Alors peut être que comme moi, vous avez, au bénéfice de ce confinement, repris quelques livres que vous aimez. Moi j’ai repris « Le chant des larmes », un très beau livre d’Olivier Clément, dont je vous livre juste un petit passage, justement sur la prière. Peut être pour goûter justement quelque chose de cette sérénité que peut apporter cette source intérieure à laquelle puiser. Ça commence par une citation du Récit du Pèlerin Russe (texte très classique de la littérature spirituelle, tout entier consacré précisément à la recherche de la prière perpétuelle). C’est le pèlerin qui interroge tous ceux qu’il peut trouver. Ici, un instituteur :
« Ah ! la prière intérieure ! Je sais ce que c’est, dit l’instituteur. Je m’inclinai très bas devant lu et le priai de me dire quelque chose sur la prière intérieure.
Eh bien, il est dit dans le Nouveau Testament que l’homme et toute la création “sont soumis malgré eux à la vanité et que tout soupire et tend vers la liberté des enfants de Dieu” (Romains 8, 19-20) : ce mystérieux mouvement de la création, ce désir inné dans les âmes, c’est la prière intérieure… elle est en tous et en tout. »
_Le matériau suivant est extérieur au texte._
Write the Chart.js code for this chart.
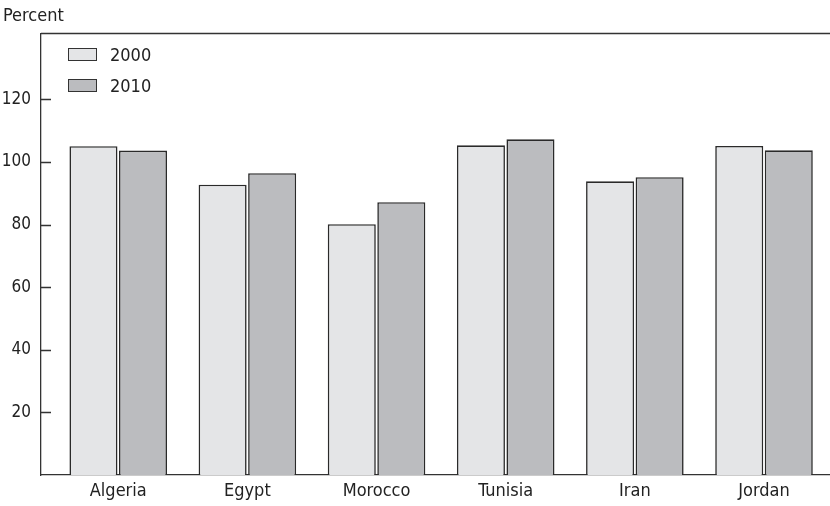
<!DOCTYPE html>
<html>
<head>
<meta charset="utf-8">
<script src="https://cdn.jsdelivr.net/npm/chart.js@4.4.1/dist/chart.umd.min.js"></script>
<style>
  body { margin: 0; background: #fff; }
  #wrap { position: relative; width: 830px; height: 506px; font-family: "DejaVu Sans Condensed", "Liberation Sans Narrow", sans-serif; color: #222; }
  #chart { position: absolute; left: 0; top: 0; }
  .lbl { position: absolute; font-size: 18px; line-height: 20px; }
  .box { position: absolute; width: 27px; height: 11px; border: 1.5px solid #333; }
</style>
</head>
<body>
<div id="wrap">
  <canvas id="chart" width="830" height="506"></canvas>
  <div class="lbl" style="left:3px; top:5px;">Percent</div>
  <div class="box" style="left:68px; top:48px; background:#e4e5e7;"></div>
  <div class="lbl" style="left:110px; top:45px;">2000</div>
  <div class="box" style="left:68px; top:79px; background:#bbbcbf;"></div>
  <div class="lbl" style="left:110px; top:76px;">2010</div>
</div>
<script>
// dados
const paises = ["Algeria", "Egypt", "Morocco", "Tunisia", "Iran", "Jordan"];
const serie2000 = [105.0, 92.7, 80.1, 105.3, 93.8, 105.1];
const serie2010 = [103.6, 96.4, 87.1, 107.2, 95.1, 103.7];
const yTicks = [20, 40, 60, 80, 100, 120];

const corLinha = "#333";

// moldura de cima e tracinhos do eixo y para dentro
const molduraPlugin = {
  id: "moldura",
  afterDraw(chart) {
    const ctx = chart.ctx;
    const a = chart.chartArea;
    const y = chart.scales.y;
    ctx.save();
    ctx.strokeStyle = corLinha;
    ctx.lineWidth = 1.3;
    ctx.beginPath();
    ctx.moveTo(a.left, a.top);
    ctx.lineTo(a.right, a.top);
    yTicks.forEach((t) => {
      const py = Math.round(y.getPixelForValue(t)) + 0.5;
      ctx.moveTo(a.left, py);
      ctx.lineTo(a.left + 10, py);
    });
    ctx.stroke();
    ctx.restore();
  },
};

const familia = '"DejaVu Sans Condensed", "Liberation Sans Narrow", sans-serif';

new Chart(document.getElementById("chart").getContext("2d"), {
  type: "bar",
  data: {
    datasets: [
      {
        label: "2000",
        data: serie2000.map((v, i) => ({ x: i, y: v })),
        backgroundColor: "#e4e5e7",
        borderColor: "#2a2a2a",
        borderWidth: 1.6,
      },
      {
        label: "2010",
        data: serie2010.map((v, i) => ({ x: i, y: v })),
        backgroundColor: "#bbbcbf",
        borderColor: "#2a2a2a",
        borderWidth: 1.6,
      },
    ],
  },
  options: {
    responsive: false,
    animation: false,
    categoryPercentage: 0.767,
    barPercentage: 0.97,
    layout: { padding: { top: 33.5, right: 0, left: 0, bottom: 0 } },
    plugins: { legend: { display: false }, tooltip: { enabled: false } },
    scales: {
      x: {
        type: "linear",
        min: -0.598,
        max: 5.511,
        offset: false,
        grid: { display: false },
        border: { display: true, color: corLinha, width: 1.3 },
        afterBuildTicks: (s) => { s.ticks = paises.map((p, i) => ({ value: i })); },
        afterFit: (s) => { s.height = 31; },
        ticks: {
          autoSkip: false,
          maxRotation: 0,
          color: "#222",
          font: { family: familia, size: 18 },
          padding: -2,
          callback: (v) => paises[v],
        },
      },
      y: {
        min: 0,
        max: 141,
        grid: { display: false },
        border: { display: true, color: corLinha, width: 1.3 },
        afterBuildTicks: (s) => { s.ticks = yTicks.map((v) => ({ value: v })); },
        afterFit: (s) => { s.width = 41; },
        ticks: { color: "#222", font: { family: familia, size: 17 }, padding: 2 },
      },
    },
  },
  plugins: [molduraPlugin],
});
</script>
</body>
</html>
Olivier Clément continue un petit commentaire :
« De tout temps, les hommes ont eu la révélation qu’ils ne sont pas seuls. Dans le silence, dans l’abîme, comme dans l’insolite des êtres et des choses, une liberté, une force, peut-être un amour viennent à leur rencontre, les font exister. La conscience de cette non-solitude, de ce sens, de cette présence, de cette universelle célébration, de cet infini de lumière et de joie qui s’ouvrent à moi, c’est la prière. La prière se révèle inscrite dans mon être le plus profond, elle est mon être le plus profond. Tout est prière. La prière est l’essence des choses. L’arbre, l’oiseau. Dans l’homme, la prière devient consciente, elle jaillit comme un chant pour s’accomplir dans le silence. »
Frères et sœurs, la prière est intercession comme elle est louange, par ces temps d’adversité puissions-nous rejoindre cette source intérieure de laquelle nous avons beaucoup de force à retirer.